2023.01.24

経済産業省、全ECサイトが義務化対象 セキュリティー対策で脆弱性対策と本人認証導入を義務化

クレジットカード情報の漏洩対策を義務化

経済産業省は1月20日、ECサイトの脆弱性対策と本人認証の仕組みを導入することを義務化する方針を固めた。2024年3月末までに、全てのECサイトが脆弱性対策と本人認証を導入することを、検討会の報告書案に盛り込んでいる。

ECサイトと本人認証の仕組みの導入の義務化は、「クレジットカード決済システムのセキュリティ対策強化検討会」の第6回会合で提出された報告書案に盛り込まれた。

報告書案では、クレジットカード番号の不正利用被害が増え続ける問題を背景に、「ECサイトからクレジットカード情報が漏洩することへの対策」「漏洩したクレジットカード情報が不正に使われることへの対策」の2点を盛り込んだ。

具体的には、「クレジットカード番号等の適切管理義務の水準を引き上げるべく、サイト自体の脆弱性対策を必須化(システム上の設定不備改善、脆弱性診断、ウイルス対策等)」「不正利用防止措置として、利用者本人しか知り得ない・持ち得ない情報(ワンタイムパスワード・生体認証)による利用者の適切な確認(本人認証)の仕組みを順次導入(~2024年度末)」――の2点を盛り込んでいる。

各EC加盟店が、脆弱性対策と本人認証の仕組みを導入したかどうかについては、カード会社や決済代行会社が管理・監督するとしている。

各加盟店が導入をしない場合、カード会社との契約によっては、契約解除に至る可能性もあるとしている。
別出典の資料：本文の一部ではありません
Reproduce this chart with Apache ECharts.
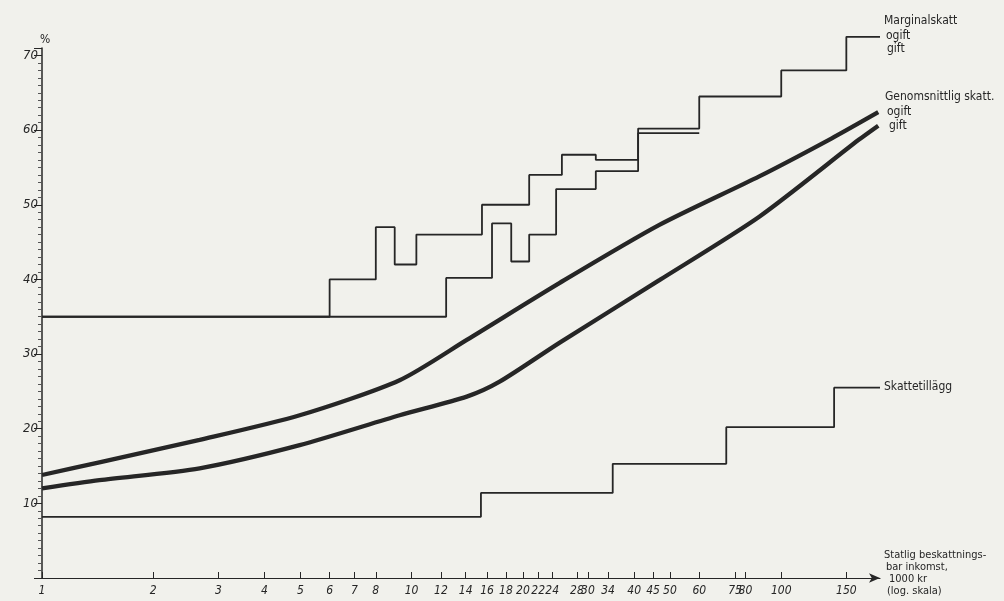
<!DOCTYPE html>
<html><head><meta charset="utf-8">
<script src="https://cdn.jsdelivr.net/npm/echarts@6/dist/echarts.min.js"></script>
<style>html,body{margin:0;background:#f1f1ec}#c{width:1004px;height:601px}</style>
</head><body><div id="c"></div>
<script>
const xTicks = [1,2,3,4,5,6,7,8,10,12,14,16,18,20,22,24,28,30,34,40,45,50,60,75,80,100,150];
const margOgiftX = [1,6,8,9,10.3,15.5,20.8,25.5,31.5,41,60,100,150,185];
const margOgiftY = [35,40,47,42,46,50,54,56.7,56,60.2,64.5,68,72.5,72.5];
const margGiftX = [1,12.4,16.5,18.6,20.8,24.6,31.5,41,60];
const margGiftY = [35,40.2,47.5,42.4,46,52.1,54.5,59.6,59.6];
const avgOgiftX = [1,1.43,2.67,4.98,9.28,14.1,25.1,46.8,87.2,137,183];
const avgOgiftY = [13.8,15.5,18.5,21.8,26.5,31.9,39.5,47.3,53.8,58.9,62.4];
const avgGiftX = [1,1.43,2.67,4.98,9.28,14.1,17.3,25.1,46.8,87.2,162,183];
const avgGiftY = [12,13.1,14.7,17.8,21.8,24.3,26.3,31.5,39.9,48.4,58.7,60.6];
const tillaggX = [1,15.4,35,71,139,185];
const tillaggY = [8.2,11.4,15.3,20.2,25.5,25.5];

const pairs = (xs, ys) => xs.map((x, i) => [x, ys[i]]);
const ink = '#262626';
const fam = '"DejaVu Sans Condensed","DejaVu Sans",sans-serif';
const chart = echarts.init(document.getElementById('c'), null, {renderer: 'canvas'});
function txt(x, y, s, size) {
  return {type: 'text', left: x, top: y, style: {text: s, font: (size||12) + 'px ' + fam, fill: ink}};
}
chart.setOption({
  backgroundColor: '#f1f1ec',
  animation: false,
  grid: {left: 42, right: 124, top: 48, bottom: 23},
  xAxis: {
    type: 'log', logBase: 10, min: 1, max: 185,
    axisLine: {lineStyle: {color: ink, width: 1.2}, symbol: ['none', 'arrow'], symbolSize: [7, 11]},
    axisTick: {inside: true, length: 6, lineStyle: {color: ink}, customValues: xTicks},
    minorTick: {show: false},
    splitLine: {show: false},
    axisLabel: {customValues: xTicks, color: ink, fontStyle: 'italic', fontFamily: fam, fontSize: 12, margin: 7,
      formatter: v => String(Math.round(v))}
  },
  yAxis: {
    type: 'value', min: 0, max: 71, interval: 10,
    name: '%', nameLocation: 'end', nameGap: 2,
    nameTextStyle: {color: ink, fontFamily: fam, fontSize: 12, align: 'left', padding: [0, 0, 0, -2]},
    axisLine: {show: true, lineStyle: {color: ink, width: 1.5}},
    axisTick: {length: 8, lineStyle: {color: ink}},
    minorTick: {show: true, splitNumber: 10, length: 4, lineStyle: {color: '#555'}},
    splitLine: {show: false},
    axisLabel: {color: ink, fontStyle: 'italic', fontFamily: fam, fontSize: 13, margin: 4,
      formatter: v => v === 0 ? '' : String(v)}
  },
  series: [
    {type: 'line', name: 'Marginalskatt ogift', step: 'end', clip: false, symbol: 'none',
      lineStyle: {color: ink, width: 1.8}, data: pairs(margOgiftX, margOgiftY)},
    {type: 'line', name: 'Marginalskatt gift', step: 'end', clip: false, symbol: 'none',
      lineStyle: {color: ink, width: 1.8}, data: pairs(margGiftX, margGiftY)},
    {type: 'line', name: 'Genomsnittlig skatt ogift', smooth: 0.25, symbol: 'none',
      lineStyle: {color: ink, width: 4.3}, data: pairs(avgOgiftX, avgOgiftY)},
    {type: 'line', name: 'Genomsnittlig skatt gift', smooth: 0.25, symbol: 'none',
      lineStyle: {color: ink, width: 4.3}, data: pairs(avgGiftX, avgGiftY)},
    {type: 'line', name: 'Skattetillägg', step: 'end', symbol: 'none',
      lineStyle: {color: ink, width: 1.8}, data: pairs(tillaggX, tillaggY)}
  ],
  graphic: [
    txt(884, 15, 'Marginalskatt'),
    txt(886, 30, 'ogift'),
    txt(887, 43, 'gift'),
    txt(885, 91, 'Genomsnittlig skatt.'),
    txt(887, 106, 'ogift'),
    txt(889, 120, 'gift'),
    txt(884, 381, 'Skattetillägg'),
    txt(884, 550, 'Statlig beskattnings-', 11),
    txt(886, 562, 'bar inkomst,', 11),
    txt(889, 574, '1000 kr', 11),
    txt(887, 586, '(log. skala)', 11)
  ]
});
</script></body></html>
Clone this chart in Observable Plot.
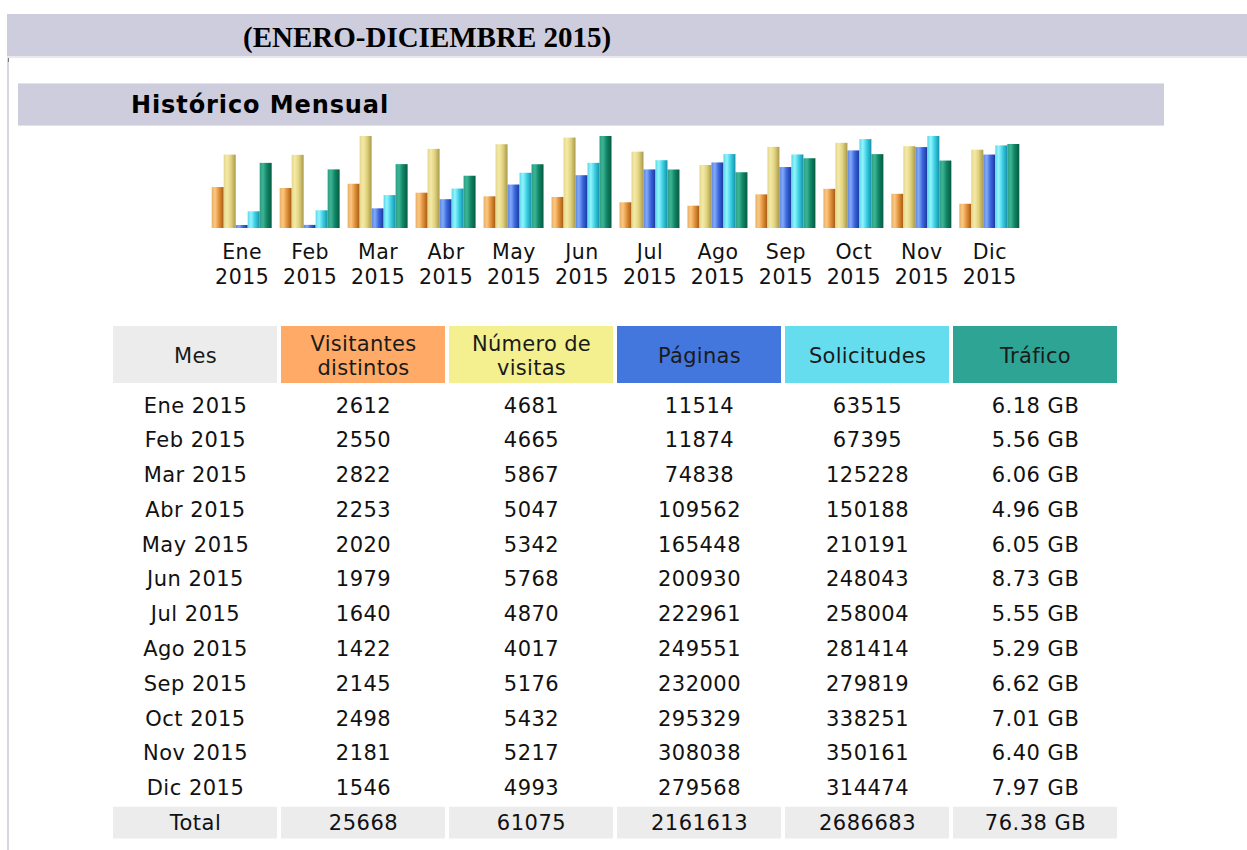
<!DOCTYPE html>
<html><head><meta charset="utf-8">
<script src="https://cdn.jsdelivr.net/npm/d3@7"></script>
<script src="https://cdn.jsdelivr.net/npm/@observablehq/plot@0.6"></script>
<style>
html,body{margin:0;padding:0;background:#fff;width:1247px;height:850px;overflow:hidden;position:relative}
.abs{position:absolute}
#band1{left:7px;top:14px;width:1240px;height:42px;background:#cdcddd;border-bottom:2px solid #e8e8ee}
#title{left:243px;top:16px;height:42px;line-height:42px;font-family:"Liberation Serif",serif;font-weight:bold;font-size:29px;color:#000;white-space:nowrap}
#vline{left:7px;top:58px;width:2px;height:792px;background:#d6d6de}
#vtick{left:8px;top:58px;width:1px;height:4px;background:#777}
#band2{left:18px;top:83px;width:1146px;height:41px;background:#cdcddd;border-top:1px solid #e2e2ea;border-bottom:1px solid #e2e2ea}
#sub{left:131px;top:84px;height:42px;line-height:42px;font-family:"DejaVu Sans",sans-serif;font-weight:bold;font-size:24px;letter-spacing:0.9px;color:#000;white-space:nowrap}
#bars{left:0;top:126px}
#thead{left:0;top:326px}
#tbody{left:0;top:388px}
</style>
</head>
<body>
<div id="band1" class="abs"></div>
<div id="title" class="abs">(ENERO-DICIEMBRE 2015)</div>
<div id="vline" class="abs"></div>
<div id="vtick" class="abs"></div>
<div id="band2" class="abs"></div>
<div id="sub" class="abs">Histórico Mensual</div>
<div id="bars" class="abs"></div>
<div id="thead" class="abs"></div>
<div id="tbody" class="abs"></div>
<script>
// ---- data ----
const months = ["Ene","Feb","Mar","Abr","May","Jun","Jul","Ago","Sep","Oct","Nov","Dic"];
const year = "2015";
const visitors = [2612,2550,2822,2253,2020,1979,1640,1422,2145,2498,2181,1546];
const visits = [4681,4665,5867,5047,5342,5768,4870,4017,5176,5432,5217,4993];
const pages = [11514,11874,74838,109562,165448,200930,222961,249551,232000,295329,308038,279568];
const hits = [63515,67395,125228,150188,210191,248043,258004,281414,279819,338251,350161,314474];
const trafficGB = [6.18,5.56,6.06,4.96,6.05,8.73,5.55,5.29,6.62,7.01,6.40,7.97];
const totalLabel = "Total";
const totals = ["25668","61075","2161613","2686683","76.38 GB"];
const headers = ["Mes","Visitantes\ndistintos","Número de\nvisitas","Páginas","Solicitudes","Tráfico"];

// ---- styles ----
const headerColors = ["#ececec","#ffaa66","#f4f090","#4477dd","#66ddee","#2ea495"];
const metricKeys = ["u","v","p","h","k"];
const grads = {
  u: [[0,"#eeae5e"],[0.28,"#f8c886"],[0.6,"#e2923a"],[1,"#a65a12"]],
  v: [[0,"#e4d68a"],[0.28,"#f4eaa8"],[0.6,"#e0d27e"],[1,"#aa9a4c"]],
  p: [[0,"#5a88e4"],[0.28,"#84a8f6"],[0.6,"#3a68dc"],[1,"#1a36a0"]],
  h: [[0,"#58d8ea"],[0.28,"#94f4fc"],[0.6,"#3cd0e4"],[1,"#1690aa"]],
  k: [[0,"#2a9e80"],[0.28,"#3eb496"],[0.6,"#108666"],[1,"#065a40"]]
};
const FONT = "DejaVu Sans";

// ---- bar chart ----
const maxUV = d3.max(visits.concat(visitors));
const maxPH = d3.max(hits.concat(pages));
const maxK = d3.max(trafficGB);
const series = {u: visitors.map(v => v / maxUV), v: visits.map(v => v / maxUV),
                p: pages.map(v => v / maxPH), h: hits.map(v => v / maxPH), k: trafficGB.map(v => v / maxK)};
const barData = months.flatMap((m, i) => metricKeys.map(k => ({month: m, metric: k, h: series[k][i]})));

const barPlot = Plot.plot({
  width: 1247, height: 170,
  marginLeft: 211.7, marginRight: 227.7, marginTop: 10, marginBottom: 68,
  style: {background: "transparent", letterSpacing: "0.5px"},
  fx: {domain: months, paddingInner: 8/68, paddingOuter: 0, round: false, axis: null, label: null},
  x: {domain: metricKeys, padding: 0, round: false, axis: null},
  y: {domain: [0, 1], axis: null},
  marks: [
    ...metricKeys.map(k => Plot.barY(barData.filter(d => d.metric === k), {fx: "month", x: "metric", y: "h", fill: `url(#g-${k})`})),
    Plot.text(months, {fx: d => d, text: d => d, frameAnchor: "bottom", lineAnchor: "bottom", dy: 30, fontSize: 20.5, fontFamily: FONT, fill: "#111"}),
    Plot.text(months, {fx: d => d, text: () => year, frameAnchor: "bottom", lineAnchor: "bottom", dy: 55, fontSize: 20.5, fontFamily: FONT, fill: "#111"})
  ]
});
const defs = d3.select(barPlot).insert("defs", ":first-child");
for (const [k, stops] of Object.entries(grads)) {
  const g = defs.append("linearGradient").attr("id", "g-" + k).attr("x1", 0).attr("x2", 1).attr("y1", 0).attr("y2", 0);
  stops.forEach(([o, c]) => g.append("stop").attr("offset", o).attr("stop-color", c));
}
document.getElementById("bars").appendChild(barPlot);

// ---- table ----
const xScale = {domain: headers, paddingInner: 4/168, paddingOuter: 0, round: false, axis: null};
const headPlot = Plot.plot({
  width: 1247, height: 57,
  marginLeft: 113, marginRight: 130, marginTop: 0, marginBottom: 0,
  style: {background: "transparent", letterSpacing: "0.3px"},
  x: xScale,
  color: {type: "identity"},
  marks: [
    Plot.cell(headers, {x: d => d, fill: (d, i) => headerColors[i]}),
    Plot.text(headers, {x: d => d, text: d => d, frameAnchor: "middle", fontSize: 21, lineHeight: 1.17, fontFamily: FONT, fill: "#1a1a1a"})
  ]
});
document.getElementById("thead").appendChild(headPlot);

const rowKeys = [...months.map(m => `${m} ${year}`), totalLabel];
const cells = [];
months.forEach((m, i) => {
  const vals = [`${m} ${year}`, visitors[i], visits[i], pages[i], hits[i], `${trafficGB[i].toFixed(2)} GB`];
  vals.forEach((v, j) => cells.push({row: rowKeys[i], col: headers[j], text: String(v)}));
});
[totalLabel, ...totals].forEach((v, j) => cells.push({row: totalLabel, col: headers[j], text: v}));

const bodyPlot = Plot.plot({
  width: 1247, height: 452,
  marginLeft: 113, marginRight: 130, marginTop: 0, marginBottom: 0,
  style: {background: "transparent", letterSpacing: "0.5px"},
  x: xScale,
  y: {domain: rowKeys, padding: 0, round: false, axis: null},
  marks: [
    Plot.cell(cells.filter(d => d.row === totalLabel), {x: "col", y: "row", fill: "#ececec", insetTop: 1.5, insetBottom: 1.5}),
    Plot.text(cells, {x: "col", y: "row", text: "text", fontSize: 21, fontFamily: FONT, fill: "#111"})
  ]
});
document.getElementById("tbody").appendChild(bodyPlot);
</script>
</body></html>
報告書案は今後、同検討会で「報告書」としてまとめられる予定。報告書の内容を基に、(一社)日本クレジット協会がまとめる「クレジットカード・セキュリティーガイドライン」を改定する見通しだ。


【専門家の声】


▲DGフィナンシャルテクノロジー 篠寛社長
 

「安全」は集客や接客同じく重要



クレジットカード決済システムのセキュリティ対策強化検討会がまとめた報告書案について、決済代行会社のDGフィナンシャルテクノロジーの篠寛社長は、「安心・安全のためのセキュリティー対策は、集客やカスタマーサポートと同様に重要だ」と話している。


脆弱性対策と本人認証の導入は、EC企業にとって、カード決済だけでなく、ECサイトの全体のセキュリティーレベルを上げることにつながる。不正者の攻撃や不正利用を抑止することにつながるため、プラスに働く。

今回の義務化では、カード会社や決済代行会社を横断した不正情報を活用することにもつながる。不正検知の精度向上が向上し、さらなる不正の抑止にもつながる。業界全体で対策強化を推進することになる。

EC事業者にとっては、セキュリティー対策と、「EMV 3DS」を使った本人認証導入の必須化により、各種対応に伴う投資やリソース確保が必要になる。

EC事業者に理解してほしい点として、エンドユーザーに選ばれるためには、集客やカスタマーサポートなどと同じく、安心して買い物ができるECサイトのセキュリティーの視点も重要であり、必要な対策であるということだ。

EC事業者がなるべく負荷がなく対応できるよう、我々決済代行会社も、さまざまなソリューションの提供や、支援体制の整備などを行い、EC事業者をサポートしていく。